PROBLEM REQUIREMENTS: Transcribe every line from the top down to the line with "shift = np.arange(-30, 31)", both ends included, but not the pictures.

GIVEN MATERIAL:
========================================================================

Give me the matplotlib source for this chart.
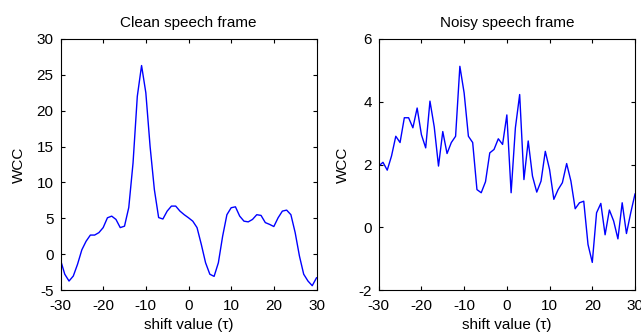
import numpy as np
import matplotlib.pyplot as plt

# shift values (tau), one sample per integer shift
shift = np.arange(-30, 31)

# WCC for the clean speech frame
wcc_clean = [
    -0.8, -2.8, -3.75, -3.05, -1.4, 0.6, 1.8, 2.66, 2.66, 3.0,
    3.7, 5.07, 5.3, 4.84, 3.7, 3.9, 6.5, 12.7, 22.0, 26.3,
    22.5, 15.0, 9.0, 5.1, 4.9, 6.0, 6.7, 6.7, 6.0, 5.5,
    5.07, 4.6, 3.7, 1.36, -1.2, -2.8, -3.1, -1.2, 2.5, 5.5,
    6.47, 6.6, 5.3, 4.6, 4.5, 4.84, 5.5, 5.4, 4.4, 4.15,
    3.85, 5.07, 6.0, 6.14, 5.5, 3.0, -0.26, -2.8, -3.75, -4.4,
    -3.3,
]

# WCC for the noisy speech frame
wcc_noisy = [
    1.95, 2.07, 1.82, 2.27, 2.9, 2.7, 3.49, 3.49, 3.17, 3.8,
    2.95, 2.53, 4.02, 3.2, 1.95, 3.05, 2.35, 2.7, 2.9, 5.13,
    4.28, 2.9, 2.7, 1.2, 1.1, 1.45, 2.37, 2.48, 2.82, 2.64,
    3.58, 1.1, 3.17, 4.23, 1.52, 2.75, 1.63, 1.12, 1.47, 2.42,
    1.84, 0.89, 1.2, 1.42, 2.03, 1.47, 0.59, 0.78, 0.83, -0.55,
    -1.12, 0.46, 0.76, -0.24, 0.55, 0.2, -0.37, 0.78, -0.2, 0.46,
    1.06,
]

panels = [
    ("Clean speech frame", wcc_clean, (-5, 30), [-5, 0, 5, 10, 15, 20, 25, 30], -0.135),
    ("Noisy speech frame", wcc_noisy, (-2, 6), [-2, 0, 2, 4, 6], -0.113),
]
xticks = [-30, -20, -10, 0, 10, 20, 30]

plt.rcParams['font.family'] = ['Liberation Sans', 'DejaVu Sans']
plt.rcParams['axes.unicode_minus'] = False

fig = plt.figure(figsize=(6.41, 3.35), dpi=100)
positions = [
    [60.5 / 641, 45 / 335, 256 / 641, 251 / 335],
    [378.7 / 641, 45 / 335, 256.3 / 641, 251 / 335],
]

for pos, (title, vals, ylim, yticks, ylab_x) in zip(positions, panels):
    ax = fig.add_axes(pos)
    ax.plot(shift, vals, color='#0000ff', linewidth=1.0)
    ax.set_xlim(-30, 30)
    ax.set_ylim(*ylim)
    ax.set_xticks(xticks)
    ax.set_yticks(yticks)
    ax.tick_params(direction='in', length=3, width=0.8, top=True, right=True,
                   labelsize=11)
    ax.tick_params(axis='x', pad=6.3)
    ax.tick_params(axis='y', pad=5)
    for sp in ax.spines.values():
        sp.set_linewidth(0.8)
    ax.set_title(title, fontsize=11, pad=8.4)
    ax.set_xlabel('shift value (\u03c4)', fontsize=11)
    ax.xaxis.set_label_coords(0.5, -0.1135)
    ax.set_ylabel('WCC', fontsize=11)
    ax.yaxis.set_label_coords(ylab_x, 0.5)

fig.savefig('out.png', dpi=100, facecolor='white')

========================================================================

SOLUTION BELOW:
Give me the matplotlib source for this chart.
import numpy as np
import matplotlib.pyplot as plt

# shift values (tau), one sample per integer shift
shift = np.arange(-30, 31)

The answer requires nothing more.